A grid of Bradford scores shows you which absence patterns are disrupting the team, and who is trending towards a trigger. It still cannot tell you why someone keeps taking odd Mondays, or whether they are quietly heading for the door. Existing HR tools track the absences (the process risk). Compono Engage reads the behavioural signals underneath them (the people insight risk), so you can act on the cause while it is still a conversation rather than a resignation. Trusted by government departments and mid-market employers across ANZ, and rated 4.8 out of 5 on Capterra.
See how it worksHow it's calculated
Each person's score uses the standard Bradford Factor formula, B = S squared x D, where S is their number of separate absence spells and D their total days absent across a rolling 52-week window. Squaring the spells is the whole point of the index: five single days score 125, while one five-day illness scores 5, because unplanned odd days are far harder to cover than one known stretch. The tracker applies the common trigger points of 51 for an informal review, 201 for a formal review and 401 for escalation, and you can change all three to match your own absence policy. Enter each person's spell and day totals directly, or open their log and record dated absences; with a log, the tracker counts only the spells that fall inside the last 52 weeks, so scores update themselves as old absences age out. That rolling window is the part a spreadsheet makes you rebuild every month. Everything runs in your browser. Names and absences are never uploaded, stored or seen by us; the grid is saved on your own device so it is still here next month.
Scoring one person’s pattern? The Bradford Factor Calculator does a single absence record in two fields.
New to the term? Read the plain-English definition of the Bradford factor in the HR Glossary.
Common questions
What are the standard Bradford Factor trigger points?

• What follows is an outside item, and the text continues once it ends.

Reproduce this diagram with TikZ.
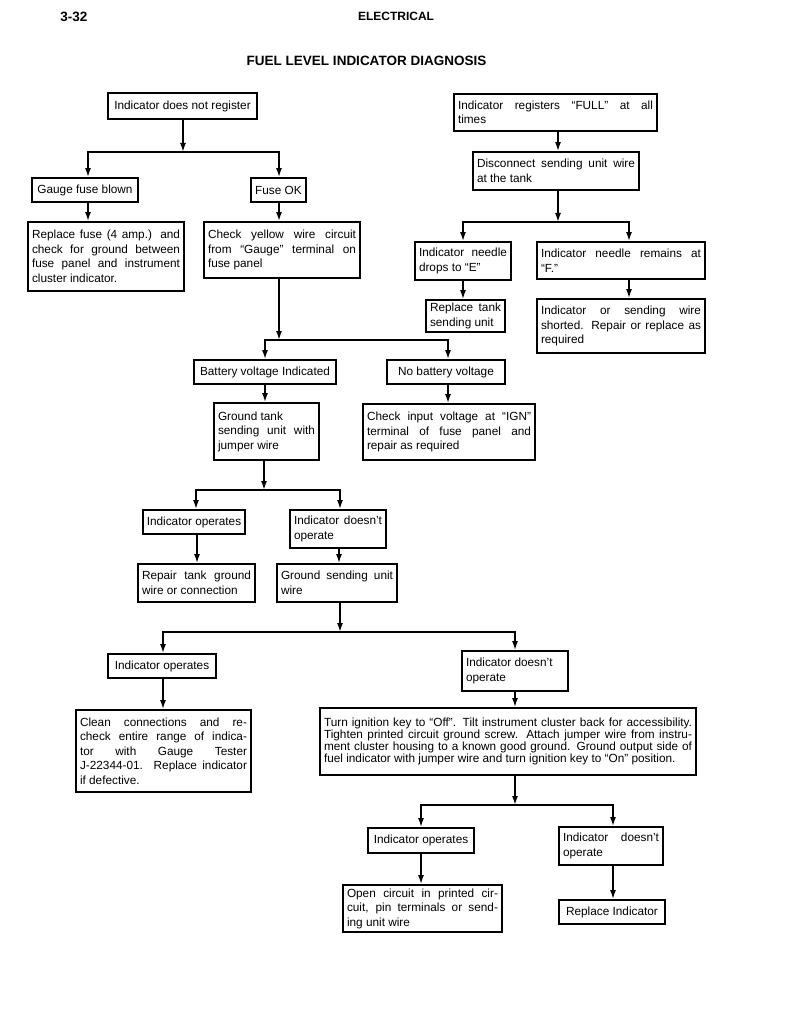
\documentclass[tikz,border=0pt]{standalone}
\usepackage{fontspec}
\setmainfont{Liberation Sans}
\usetikzlibrary{arrows.meta}
\hyphenpenalty=10000
\exhyphenpenalty=10000

\begin{document}
\begin{tikzpicture}[x=1pt,y=-1pt,
  >={Latex[length=9pt,width=6pt]},
  caja/.style={draw, line width=1.8pt, inner xsep=4pt, inner ysep=2pt,
    align=justify, font=\fontsize{11.8}{14.5}\selectfont},
  caja1/.style={draw, line width=1.8pt, inner xsep=1pt, inner ysep=2pt,
    align=center, font=\fontsize{11.8}{14.5}\selectfont},
  linea/.style={line width=1.6pt}]
  % Fondo
  \fill[white] (0,0) rectangle (792,1024);

  % Encabezado
  \node[font=\bfseries\fontsize{13.5}{16}\selectfont] (pag) at (74,17) {3-32};
  \node[font=\bfseries\fontsize{12}{14}\selectfont] (sec) at (396,16) {ELECTRICAL};
  \node[font=\bfseries\fontsize{13.5}{16}\selectfont] (tit) at (366.5,61) {FUEL LEVEL INDICATOR DIAGNOSIS};

  % Rama izquierda
  \node[caja1, minimum width=149pt, minimum height=26pt] (noreg) at (182.5,106) {Indicator does not register};
  \node[caja1, minimum width=106pt, minimum height=24pt] (fuseblown) at (85,190) {Gauge fuse blown};
  \node[caja1, minimum width=55pt, minimum height=24pt] (fuseok) at (278.5,190) {Fuse OK};
  \node[caja, text width=148pt, minimum height=69pt] (replfuse) at (106,256.5)
    {Replace fuse (4 amp.) and\linebreak check for ground between\linebreak fuse panel and instrument\linebreak cluster indicator.};
  \node[caja, text width=148pt, minimum height=56pt] (checkyel) at (282,250)
    {Check yellow wire circuit\linebreak from ``Gauge'' terminal on\linebreak fuse panel};

  % Rama derecha
  \node[caja, text width=195pt, minimum height=37pt] (full) at (555.5,112.5)
    {Indicator registers ``FULL'' at all\linebreak times};
  \node[caja, text width=158pt, minimum height=38pt] (disc) at (556,171)
    {Disconnect sending unit wire\linebreak at the tank};
  \node[caja, text width=88pt, minimum height=38pt] (dropsE) at (463,261)
    {Indicator needle\linebreak drops to ``E''};
  \node[caja, text width=160pt, minimum height=37pt] (remainsF) at (621,260.5)
    {Indicator needle remains at\linebreak ``F.''};
  \node[caja, text width=71pt, minimum height=32pt] (repltank) at (465.5,316)
    {Replace tank\linebreak sending unit};
  \node[caja, text width=160pt, minimum height=54pt] (shorted) at (621,326)
    {Indicator or sending wire\linebreak shorted. Repair or replace as\linebreak required};

  % Voltaje
  \node[caja1, minimum width=142pt, minimum height=24pt] (batt) at (265,372) {Battery voltage Indicated};
  \node[caja1, minimum width=118pt, minimum height=24pt] (nobatt) at (446,372) {No battery voltage};
  \node[caja, text width=97pt, minimum height=57pt] (gndtank) at (266.5,431.5)
    {Ground tank\\ sending unit with\linebreak jumper wire};
  \node[caja, text width=164pt, minimum height=56pt] (checkign) at (449,432)
    {Check input voltage at ``IGN''\linebreak terminal of fuse panel and\linebreak repair as required};

  % Masa del tanque
  \node[caja1, minimum width=102pt, minimum height=24pt] (ops1) at (194,522) {Indicator operates};
  \node[caja, text width=88pt, minimum height=38pt] (nops1) at (338,529)
    {Indicator doesn't\linebreak operate};
  \node[caja, text width=109pt, minimum height=38pt] (repgnd) at (196.5,583)
    {Repair tank ground\linebreak wire or connection};
  \node[caja, text width=112pt, minimum height=38pt] (gndwire) at (337,583)
    {Ground sending unit\linebreak wire};

  % Masa del cable
  \node[caja1, minimum width=108pt, minimum height=24pt] (ops2) at (162,666) {Indicator operates};
  \node[caja, text width=98pt, minimum height=40pt] (nops2) at (515,671)
    {Indicator doesn't\\ operate};
  \node[caja, text width=167pt, minimum height=82pt] (clean) at (163.5,751)
    {Clean connections and re-\linebreak check entire range of indica-\linebreak tor with Gauge Tester\linebreak J-22344-01. Replace indicator\linebreak if defective.};
  \node[caja, text width=368pt, minimum height=67pt, font=\fontsize{11.8}{12.2}\selectfont] (turnkey) at (508,741.5)
    {\parfillskip=0pt Turn ignition key to ``Off''. Tilt instrument cluster back for accessibility.\linebreak Tighten printed circuit ground screw. Attach jumper wire from instru-\linebreak ment cluster housing to a known good ground. Ground output side of\linebreak fuel indicator with jumper wire and turn ignition key to ``On'' position.};

  % Circuito impreso
  \node[caja1, minimum width=106pt, minimum height=25pt] (ops3) at (421,840.5) {Indicator operates};
  \node[caja, text width=96pt, minimum height=38pt] (nops3) at (611,846)
    {Indicator doesn't\linebreak operate};
  \node[caja, text width=151pt, minimum height=47pt] (opencirc) at (422.5,908.5)
    {Open circuit in printed cir-\linebreak cuit, pin terminals or send-\linebreak ing unit wire};
  \node[caja1, minimum width=106pt, minimum height=24pt] (replind) at (612,912) {Replace Indicator};

  % Bifurcaciones: padre / barra / izq / centro / der / hijos
  \foreach \p/\yb/\xl/\xp/\xr/\cl/\cr in {
      noreg/152/88/183/279/fuseblown/fuseok,
      disc/222/463/558/629/dropsE/remainsF,
      checkyel/340/265/279/448/batt/nobatt,
      gndtank/490/196/264/340/ops1/nops1,
      gndwire/632/163/340/515/ops2/nops2,
      turnkey/805/421/515/613/ops3/nops3}{
    \coordinate (jl) at (\xl,\yb);
    \coordinate (jp) at (\xp,\yb);
    \coordinate (jr) at (\xr,\yb);
    \draw[linea,->] (\p.south -| jp) -- (jp);
    \draw[linea,<->] (\cl.north -| jl) -- (jl) -- (jr) -- (\cr.north -| jr);
  }

  % Flechas simples
  \foreach \x/\a/\b in {88/fuseblown/replfuse, 279/fuseok/checkyel,
      558/full/disc, 463/dropsE/repltank, 629/remainsF/shorted,
      265/batt/gndtank, 448/nobatt/checkign, 197/ops1/repgnd,
      339/nops1/gndwire, 163/ops2/clean, 515/nops2/turnkey,
      421/ops3/opencirc, 613/nops3/replind}{
    \coordinate (k) at (\x,0);
    \draw[linea,->] (\a.south -| k) -- (\b.north -| k);
  }
\end{tikzpicture}
\end{document}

The convention used widely across UK and ANZ HR practice is 51 for an informal review, 201 for a formal review and 401 for escalation. They are a starting point, not a standard anyone audits you against, so the tracker lets you set all three to match your own absence policy. Lower scores are better; under 51 is generally treated as no concern.
How does the rolling 52-week window work?
The Bradford Factor is measured over the last 52 weeks, not a calendar year. When you record dated absences in someone's log, the tracker counts only the spells that started inside the last 365 days, so a bad patch two winters ago stops inflating their score automatically. Older entries stay in the log for reference but are excluded from the calculation. This is the piece spreadsheets handle worst, because someone has to rebuild the window by hand every month.
Is my team's absence data uploaded anywhere?
No. The tracker runs entirely in your browser, and nothing you type is sent to Compono or anyone else. The grid is saved on your own device (using your browser's local storage) so your team is still here when you come back, and the Clear all button removes every trace. The share buttons only ever share aggregate numbers, never names.
Can I import my existing absence spreadsheet?
Yes. Export it as CSV with columns for name, absence spells and days absent (the tracker recognises common headings like "occasions" and "total days", and copes with quoted names). Rows are added to the grid and scored immediately. You can export at any time, and the export includes each person's score and band so it files neatly with your absence records.
Should I discipline someone over a high score?
No, a high score is a signal to start a supportive conversation, not an automatic disciplinary step. Genuine illness, caring responsibilities and disability-related absence all need care, and much of it should sit outside what the score drives. Blind trigger-pulling on Bradford scores is how organisations end up penalising their sickest people. Use the grid to spot patterns worth understanding, then talk to the person.